Award-winning author Margaret Atwood’s recent projects involve both reimagining a 400-year-old classic and envisioning what literature itself might look like 100 years from now. Her latest novel, Hag-Seed, rewrites The Tempest as part of a new series for Hogarth Press in which celebrated novelists interpret Shakespeare’s plays. Atwood spoke with American Libraries about her new work and the future of libraries.

How did you get involved with the Hogarth Shakespeare project?

I got an email, of course—all of these things start that way. This email was from Becky Hardy, the Hogarth Shakespeare editor. She asked what play I would choose to do, and I said The Tempest.

What was it about The Tempest that appealed to you?

I’ve written about The Tempest before. In Negotiating with the Dead: A Writer on Writing (Cambridge University Press, 2002), one of the chapters is about Prospero and Mephistopheles. The play is about magical artifacts and good or bad, so I already had been thinking quite a bit about it. It’s very enigmatic—if you start with the epilogue, it’s particularly poignant. The Tempest has never been cut and dried to me. You have many different interpretations of it, every one of them supported by the text, although they are so different.

Can we talk about another recent project of yours, the Future Library of Norway, a time-capsule project of Scottish artist Katie Paterson?

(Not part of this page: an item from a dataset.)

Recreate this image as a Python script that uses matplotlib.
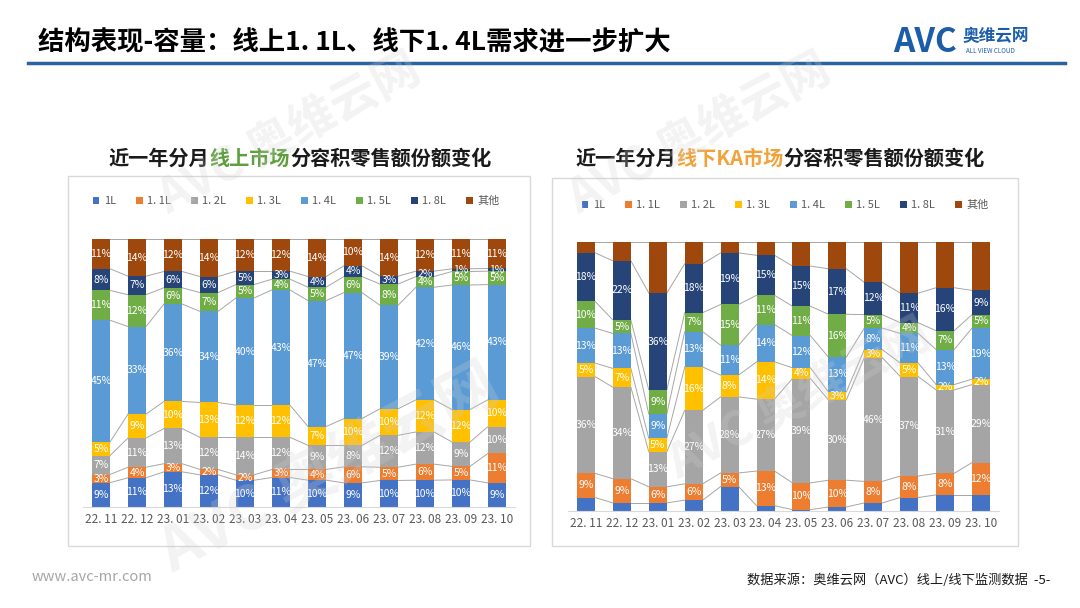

A forest has been planted in Norway that will grow for 100 years, and 100 authors will contribute one manuscript. There were some preconditions; one was that what you put in the box had to be made of words only. What kind of artifact made of words would be up to you. There could be two copies only, and those were to be given to the Future Library. And you weren’t allowed to say what was in the box. Of course as soon it was announced, people have been trying to get it out of me, to no avail. All the boxes will be opened in 100 years and enough trees will be cut from the forest to make the paper to print the Future Library Anthology.

So over I went to Norway with my manuscript in the box. It was quite special because everybody standing there watching the hand­over is going to be dead by the time the box is opened. There was a little baby in the crowd, and if the little baby lives for a very long time, the little baby might be 100 when the box is opened. Apart from that, it was a slightly creepy feeling.

Slightly creepy but also hopeful?

It’s a very hopeful project, because what you’re saying with it is that there will be people in 100 years. Those people will be able to read, they will be interested in reading, and there will be a library in Oslo—there will be libraries. It’s a very positive statement to make.

In 2011, you were named a hero by Torontoist.com for your defense of libraries.

At that time we had our famous but now dead crack-smoking mayor Rob Ford and his brother Doug, a city councilor. They were making disparaging remarks about the Toronto Public Library system, the budget of which they intended to cut, and the Toronto Public Library system is very beloved. A website appeared to support the library, and I retweeted it, and it crashed their site. One of the Mr. Fords said “Margaret Atwood? Who is she? If she wants to have an opinion, she needs to get elected and come down to city hall.” Well, in a democracy, you do not, in fact, have to get elected in order to have an opinion. The people rallied around the library. And a number of them printed my face from the internet and made masks so that Mr. Ford would know what I look like. The library won, by the way.